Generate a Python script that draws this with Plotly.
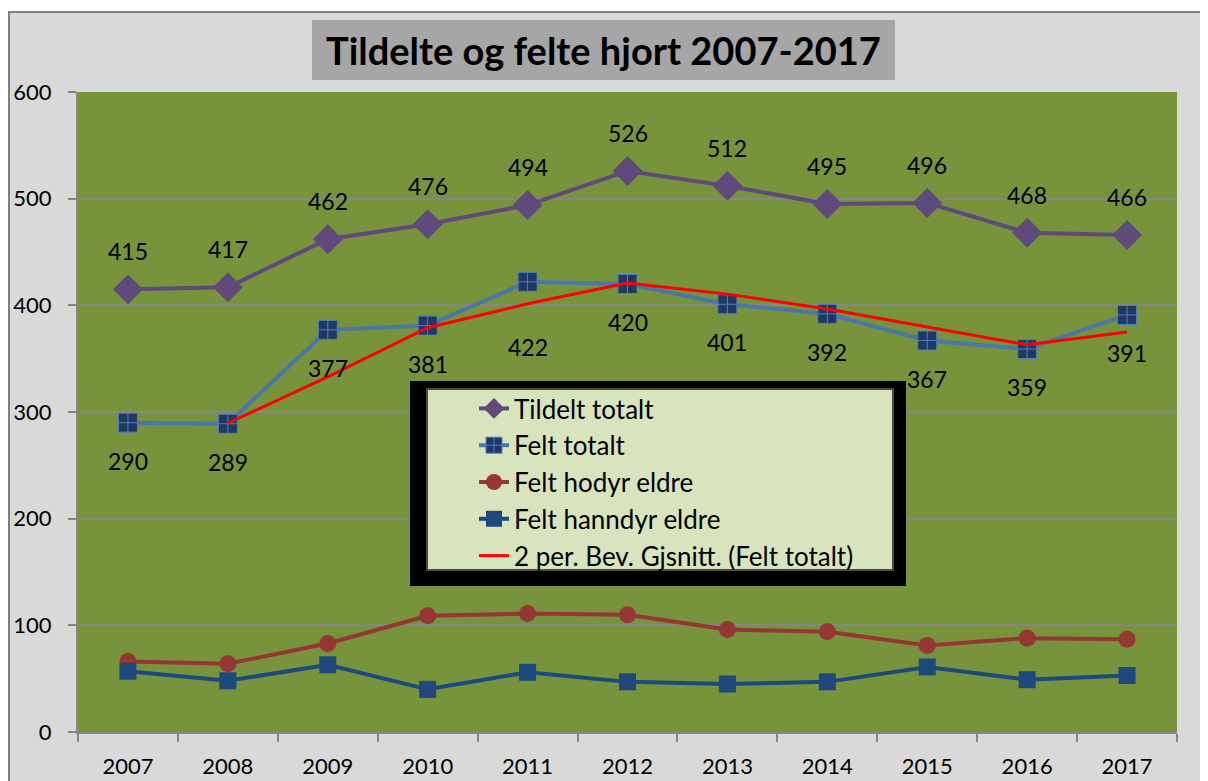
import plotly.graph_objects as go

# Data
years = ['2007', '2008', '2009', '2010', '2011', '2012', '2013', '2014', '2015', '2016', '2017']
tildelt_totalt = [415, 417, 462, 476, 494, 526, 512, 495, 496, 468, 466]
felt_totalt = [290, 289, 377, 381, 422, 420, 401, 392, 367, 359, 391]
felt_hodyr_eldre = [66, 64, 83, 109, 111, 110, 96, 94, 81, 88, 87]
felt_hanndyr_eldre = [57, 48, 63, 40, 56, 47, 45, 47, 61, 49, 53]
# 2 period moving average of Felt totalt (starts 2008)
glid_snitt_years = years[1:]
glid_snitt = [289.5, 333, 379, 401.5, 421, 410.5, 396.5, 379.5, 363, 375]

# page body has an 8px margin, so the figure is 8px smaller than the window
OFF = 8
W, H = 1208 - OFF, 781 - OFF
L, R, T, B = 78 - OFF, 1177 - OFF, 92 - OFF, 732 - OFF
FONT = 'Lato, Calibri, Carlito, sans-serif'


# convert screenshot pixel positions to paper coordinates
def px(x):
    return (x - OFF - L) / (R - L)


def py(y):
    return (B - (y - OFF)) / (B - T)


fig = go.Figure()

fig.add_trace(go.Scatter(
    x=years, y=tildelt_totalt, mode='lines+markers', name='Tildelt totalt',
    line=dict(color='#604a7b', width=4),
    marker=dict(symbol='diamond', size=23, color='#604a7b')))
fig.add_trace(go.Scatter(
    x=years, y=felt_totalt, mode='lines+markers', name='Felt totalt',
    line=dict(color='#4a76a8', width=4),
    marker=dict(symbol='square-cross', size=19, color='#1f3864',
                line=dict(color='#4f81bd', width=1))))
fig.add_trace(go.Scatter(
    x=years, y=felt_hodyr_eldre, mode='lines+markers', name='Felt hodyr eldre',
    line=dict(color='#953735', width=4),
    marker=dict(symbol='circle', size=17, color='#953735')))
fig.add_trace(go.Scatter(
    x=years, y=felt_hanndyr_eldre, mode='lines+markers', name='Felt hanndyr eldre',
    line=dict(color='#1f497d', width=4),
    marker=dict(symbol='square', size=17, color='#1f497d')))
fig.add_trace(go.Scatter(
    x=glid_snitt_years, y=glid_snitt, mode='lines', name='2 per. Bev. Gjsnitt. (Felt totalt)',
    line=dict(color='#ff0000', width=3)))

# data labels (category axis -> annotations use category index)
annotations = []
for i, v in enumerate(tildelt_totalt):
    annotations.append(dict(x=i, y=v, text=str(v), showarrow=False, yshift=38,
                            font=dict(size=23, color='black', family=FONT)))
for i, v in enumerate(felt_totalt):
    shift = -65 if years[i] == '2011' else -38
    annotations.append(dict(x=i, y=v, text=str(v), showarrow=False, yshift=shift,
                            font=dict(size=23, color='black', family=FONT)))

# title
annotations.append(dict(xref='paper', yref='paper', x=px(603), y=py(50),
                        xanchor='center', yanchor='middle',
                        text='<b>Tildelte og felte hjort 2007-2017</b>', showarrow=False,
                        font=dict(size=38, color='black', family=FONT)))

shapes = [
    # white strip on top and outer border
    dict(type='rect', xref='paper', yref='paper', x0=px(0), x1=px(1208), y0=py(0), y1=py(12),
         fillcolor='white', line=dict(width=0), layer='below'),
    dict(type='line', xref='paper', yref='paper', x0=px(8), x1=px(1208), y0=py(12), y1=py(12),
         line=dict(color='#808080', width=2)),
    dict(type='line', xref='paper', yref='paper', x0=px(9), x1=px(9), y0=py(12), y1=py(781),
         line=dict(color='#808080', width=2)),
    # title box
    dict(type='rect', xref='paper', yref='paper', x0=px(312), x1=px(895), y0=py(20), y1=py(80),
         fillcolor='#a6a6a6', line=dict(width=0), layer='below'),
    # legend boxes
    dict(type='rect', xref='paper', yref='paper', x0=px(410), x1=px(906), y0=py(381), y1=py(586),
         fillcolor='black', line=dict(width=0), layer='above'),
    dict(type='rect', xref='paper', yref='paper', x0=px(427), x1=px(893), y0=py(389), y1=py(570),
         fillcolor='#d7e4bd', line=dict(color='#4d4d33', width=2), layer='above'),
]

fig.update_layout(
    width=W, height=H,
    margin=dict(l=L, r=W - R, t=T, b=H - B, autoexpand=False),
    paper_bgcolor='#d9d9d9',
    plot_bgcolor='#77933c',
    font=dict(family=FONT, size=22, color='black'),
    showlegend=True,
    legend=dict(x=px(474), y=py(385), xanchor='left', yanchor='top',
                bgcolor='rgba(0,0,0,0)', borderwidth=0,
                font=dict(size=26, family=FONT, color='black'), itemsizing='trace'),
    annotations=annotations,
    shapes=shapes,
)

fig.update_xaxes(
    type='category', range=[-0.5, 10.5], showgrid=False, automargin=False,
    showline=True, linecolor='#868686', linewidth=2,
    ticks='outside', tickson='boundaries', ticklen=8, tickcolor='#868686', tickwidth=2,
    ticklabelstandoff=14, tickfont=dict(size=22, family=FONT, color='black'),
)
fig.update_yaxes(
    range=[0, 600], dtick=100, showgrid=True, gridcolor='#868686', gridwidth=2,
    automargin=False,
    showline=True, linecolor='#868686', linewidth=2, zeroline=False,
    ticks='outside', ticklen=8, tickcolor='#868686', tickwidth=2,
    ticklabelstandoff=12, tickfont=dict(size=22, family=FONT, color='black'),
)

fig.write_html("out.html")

= = = = = = =

Images should not appear in the copy; retype the listing above exactly.

Generate a Python script that draws this with Plotly.
import plotly.graph_objects as go

# Data
years = ['2007', '2008', '2009', '2010', '2011', '2012', '2013', '2014', '2015', '2016', '2017']
tildelt_totalt = [415, 417, 462, 476, 494, 526, 512, 495, 496, 468, 466]
felt_totalt = [290, 289, 377, 381, 422, 420, 401, 392, 367, 359, 391]
felt_hodyr_eldre = [66, 64, 83, 109, 111, 110, 96, 94, 81, 88, 87]
felt_hanndyr_eldre = [57, 48, 63, 40, 56, 47, 45, 47, 61, 49, 53]
# 2 period moving average of Felt totalt (starts 2008)
glid_snitt_years = years[1:]
glid_snitt = [289.5, 333, 379, 401.5, 421, 410.5, 396.5, 379.5, 363, 375]

# page body has an 8px margin, so the figure is 8px smaller than the window
OFF = 8
W, H = 1208 - OFF, 781 - OFF
L, R, T, B = 78 - OFF, 1177 - OFF, 92 - OFF, 732 - OFF
FONT = 'Lato, Calibri, Carlito, sans-serif'


# convert screenshot pixel positions to paper coordinates
def px(x):
    return (x - OFF - L) / (R - L)


def py(y):
    return (B - (y - OFF)) / (B - T)


fig = go.Figure()

fig.add_trace(go.Scatter(
    x=years, y=tildelt_totalt, mode='lines+markers', name='Tildelt totalt',
    line=dict(color='#604a7b', width=4),
    marker=dict(symbol='diamond', size=23, color='#604a7b')))
fig.add_trace(go.Scatter(
    x=years, y=felt_totalt, mode='lines+markers', name='Felt totalt',
    line=dict(color='#4a76a8', width=4),
    marker=dict(symbol='square-cross', size=19, color='#1f3864',
                line=dict(color='#4f81bd', width=1))))
fig.add_trace(go.Scatter(
    x=years, y=felt_hodyr_eldre, mode='lines+markers', name='Felt hodyr eldre',
    line=dict(color='#953735', width=4),
    marker=dict(symbol='circle', size=17, color='#953735')))
fig.add_trace(go.Scatter(
    x=years, y=felt_hanndyr_eldre, mode='lines+markers', name='Felt hanndyr eldre',
    line=dict(color='#1f497d', width=4),
    marker=dict(symbol='square', size=17, color='#1f497d')))
fig.add_trace(go.Scatter(
    x=glid_snitt_years, y=glid_snitt, mode='lines', name='2 per. Bev. Gjsnitt. (Felt totalt)',
    line=dict(color='#ff0000', width=3)))

# data labels (category axis -> annotations use category index)
annotations = []
for i, v in enumerate(tildelt_totalt):
    annotations.append(dict(x=i, y=v, text=str(v), showarrow=False, yshift=38,
                            font=dict(size=23, color='black', family=FONT)))
for i, v in enumerate(felt_totalt):
    shift = -65 if years[i] == '2011' else -38
    annotations.append(dict(x=i, y=v, text=str(v), showarrow=False, yshift=shift,
                            font=dict(size=23, color='black', family=FONT)))

# title
annotations.append(dict(xref='paper', yref='paper', x=px(603), y=py(50),
                        xanchor='center', yanchor='middle',
                        text='<b>Tildelte og felte hjort 2007-2017</b>', showarrow=False,
                        font=dict(size=38, color='black', family=FONT)))

shapes = [
    # white strip on top and outer border
    dict(type='rect', xref='paper', yref='paper', x0=px(0), x1=px(1208), y0=py(0), y1=py(12),
         fillcolor='white', line=dict(width=0), layer='below'),
    dict(type='line', xref='paper', yref='paper', x0=px(8), x1=px(1208), y0=py(12), y1=py(12),
         line=dict(color='#808080', width=2)),
    dict(type='line', xref='paper', yref='paper', x0=px(9), x1=px(9), y0=py(12), y1=py(781),
         line=dict(color='#808080', width=2)),
    # title box
    dict(type='rect', xref='paper', yref='paper', x0=px(312), x1=px(895), y0=py(20), y1=py(80),
         fillcolor='#a6a6a6', line=dict(width=0), layer='below'),
    # legend boxes
    dict(type='rect', xref='paper', yref='paper', x0=px(410), x1=px(906), y0=py(381), y1=py(586),
         fillcolor='black', line=dict(width=0), layer='above'),
    dict(type='rect', xref='paper', yref='paper', x0=px(427), x1=px(893), y0=py(389), y1=py(570),
         fillcolor='#d7e4bd', line=dict(color='#4d4d33', width=2), layer='above'),
]

fig.update_layout(
    width=W, height=H,
    margin=dict(l=L, r=W - R, t=T, b=H - B, autoexpand=False),
    paper_bgcolor='#d9d9d9',
    plot_bgcolor='#77933c',
    font=dict(family=FONT, size=22, color='black'),
    showlegend=True,
    legend=dict(x=px(474), y=py(385), xanchor='left', yanchor='top',
                bgcolor='rgba(0,0,0,0)', borderwidth=0,
                font=dict(size=26, family=FONT, color='black'), itemsizing='trace'),
    annotations=annotations,
    shapes=shapes,
)

fig.update_xaxes(
    type='category', range=[-0.5, 10.5], showgrid=False, automargin=False,
    showline=True, linecolor='#868686', linewidth=2,
    ticks='outside', tickson='boundaries', ticklen=8, tickcolor='#868686', tickwidth=2,
    ticklabelstandoff=14, tickfont=dict(size=22, family=FONT, color='black'),
)
fig.update_yaxes(
    range=[0, 600], dtick=100, showgrid=True, gridcolor='#868686', gridwidth=2,
    automargin=False,
    showline=True, linecolor='#868686', linewidth=2, zeroline=False,
    ticks='outside', ticklen=8, tickcolor='#868686', tickwidth=2,
    ticklabelstandoff=12, tickfont=dict(size=22, family=FONT, color='black'),
)

fig.write_html("out.html")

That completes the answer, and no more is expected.